COLLECTED MATERIAL –
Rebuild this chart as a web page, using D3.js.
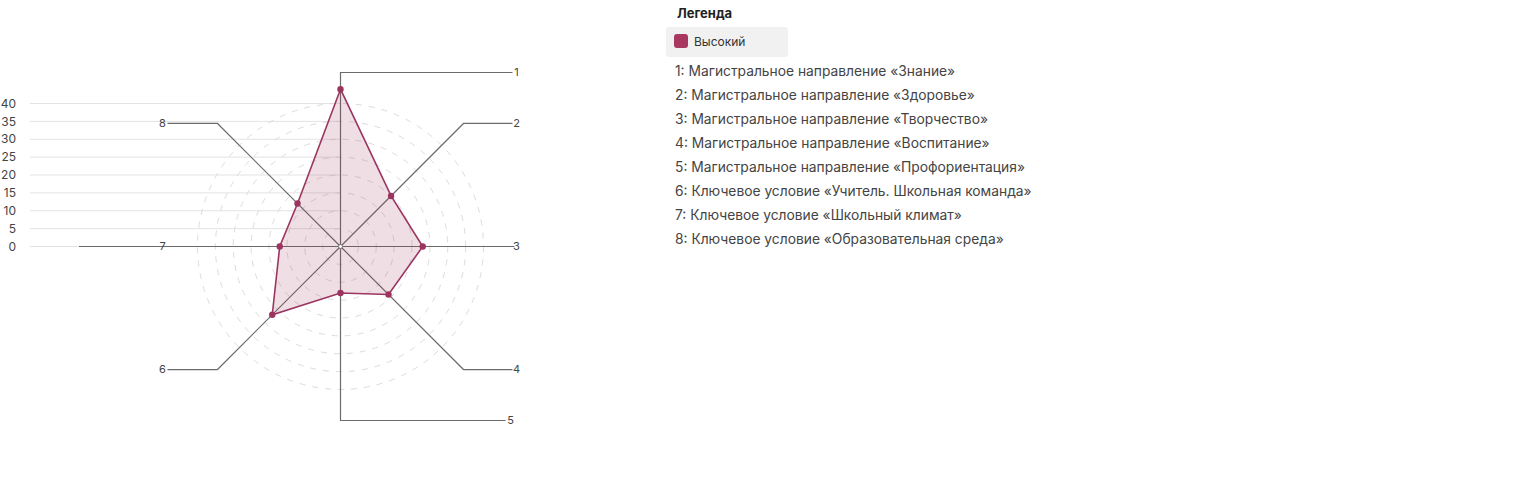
<!DOCTYPE html>
<html>
<head>
<meta charset="utf-8">
<script src="https://cdn.jsdelivr.net/npm/d3@7"></script>
<style>
  body { margin: 0; background: #fff; font-family: Inter, "Noto Sans", sans-serif; }
  svg { display: block; }
</style>
</head>
<body>
<svg id="chart" width="1536" height="500"></svg>
<script>
const axisKeys = ["1", "2", "3", "4", "5", "6", "7", "8"]
const axisNames = [
  "Магистральное направление «Знание»",
  "Магистральное направление «Здоровье»",
  "Магистральное направление «Творчество»",
  "Магистральное направление «Воспитание»",
  "Магистральное направление «Профориентация»",
  "Ключевое условие «Учитель. Школьная команда»",
  "Ключевое условие «Школьный климат»",
  "Ключевое условие «Образовательная среда»"
]
const seriesName = "Высокий"
const seriesValues = [44, 20, 23, 19, 13, 27, 17, 17]
const ticks = [0, 5, 10, 15, 20, 25, 30, 35, 40]

const svg = d3.select("#chart")
const cx = 340.5, cy = 246.5
const color = "#9b3560"

const r = d3.scaleLinear().domain([0, 40]).range([0, 143])
const angle = d3.scaleBand().domain(axisKeys).range([0, 2 * Math.PI]).align(0)
const ang = k => angle(k) - Math.PI / 2

// value gridlines on the left
const y = d3.scaleLinear().domain([0, 40]).range([cy, cy - r(40)])
const grid = svg.append("g")
grid.selectAll("line")
  .data(ticks)
  .join("line")
  .attr("x1", 30).attr("x2", cx)
  .attr("y1", d => y(d)).attr("y2", d => y(d))
  .attr("stroke", "#e3e3e3")
grid.selectAll("text")
  .data(ticks)
  .join("text")
  .attr("x", 16).attr("y", d => y(d))
  .attr("dy", "0.35em")
  .attr("text-anchor", "end")
  .attr("font-size", 12)
  .attr("fill", "#444")
  .text(d => d)

// dashed rings
svg.append("g")
  .selectAll("circle")
  .data(ticks.slice(1))
  .join("circle")
  .attr("cx", cx).attr("cy", cy)
  .attr("r", d => r(d))
  .attr("fill", "none")
  .attr("stroke", "#dcdcdc")
  .attr("stroke-dasharray", "6 7")

// spokes with elbow leaders
const spokeLen = 174
function spokePath(k, i) {
  const a = ang(k)
  const ex = cx + Math.cos(a) * spokeLen, ey = cy + Math.sin(a) * spokeLen
  const p = d3.path()
  p.moveTo(cx, cy)
  if (i === 6) { p.lineTo(79, cy); return p.toString() }
  if (i === 4) { p.lineTo(cx, cy + 174); p.lineTo(cx + 165, cy + 174); return p.toString() }
  p.lineTo(ex, ey)
  const left = Math.cos(a) < -0.01
  p.lineTo(left ? cx - 173 : cx + 172, ey)
  return p.toString()
}
function labelPos(k, i) {
  const a = ang(k)
  const ey = cy + Math.sin(a) * spokeLen
  if (i === 4) return [cx + 170, cy + 174]
  if (i === 6) return [cx - 178, cy]
  return [Math.cos(a) < -0.01 ? cx - 178 : cx + 176, ey]
}

const spokes = svg.append("g")
spokes.selectAll("path")
  .data(axisKeys)
  .join("path")
  .attr("d", (k, i) => spokePath(k, i))
  .attr("fill", "none")
  .attr("stroke", "#6b6b6b")
  .attr("stroke-width", 1.2)

// series polygon
const pts = axisKeys.map((k, i) => [cx + Math.cos(ang(k)) * r(seriesValues[i]), cy + Math.sin(ang(k)) * r(seriesValues[i])])
svg.append("path")
  .attr("d", d3.line().curve(d3.curveLinearClosed)(pts))
  .attr("fill", color)
  .attr("fill-opacity", 0.16)
  .attr("stroke", color)
  .attr("stroke-width", 1.6)

svg.append("g")
  .selectAll("circle")
  .data(pts)
  .join("circle")
  .attr("cx", d => d[0]).attr("cy", d => d[1])
  .attr("r", 3.2)
  .attr("fill", color)

svg.append("circle")
  .attr("cx", cx).attr("cy", cy).attr("r", 2)
  .attr("fill", "#fff").attr("stroke", "#777")

spokes.selectAll("text")
  .data(axisKeys)
  .join("text")
  .attr("x", (k, i) => labelPos(k, i)[0])
  .attr("y", (k, i) => labelPos(k, i)[1])
  .attr("dy", "0.35em")
  .attr("text-anchor", "middle")
  .attr("font-size", 11)
  .attr("fill", "#444")
  .text(k => k)

// legend
const lg = svg.append("g")
lg.append("text")
  .attr("x", 677).attr("y", 13).attr("dy", "0.35em")
  .attr("font-size", 13).attr("font-weight", 700).attr("fill", "#222")
  .text("Легенда")
lg.append("rect")
  .attr("x", 666).attr("y", 27).attr("width", 122).attr("height", 30).attr("rx", 3)
  .attr("fill", "#f1f1f1")
lg.append("rect")
  .attr("x", 674).attr("y", 34).attr("width", 14).attr("height", 14).attr("rx", 3)
  .attr("fill", "#a8385f")
lg.append("text")
  .attr("x", 694).attr("y", 41.5).attr("dy", "0.35em")
  .attr("font-size", 12).attr("fill", "#333")
  .text(seriesName)
lg.selectAll("text.item")
  .data(axisNames)
  .join("text")
  .attr("class", "item")
  .attr("x", 675).attr("y", (d, i) => 71 + i * 24).attr("dy", "0.35em")
  .attr("font-size", 13.8).attr("fill", "#444")
  .text((d, i) => axisKeys[i] + ": " + d)
</script>
</body>
</html>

REQUEST – Your answer should be a single number: the count of lines that contain "chart".

EXERCISE SOLUTION – 3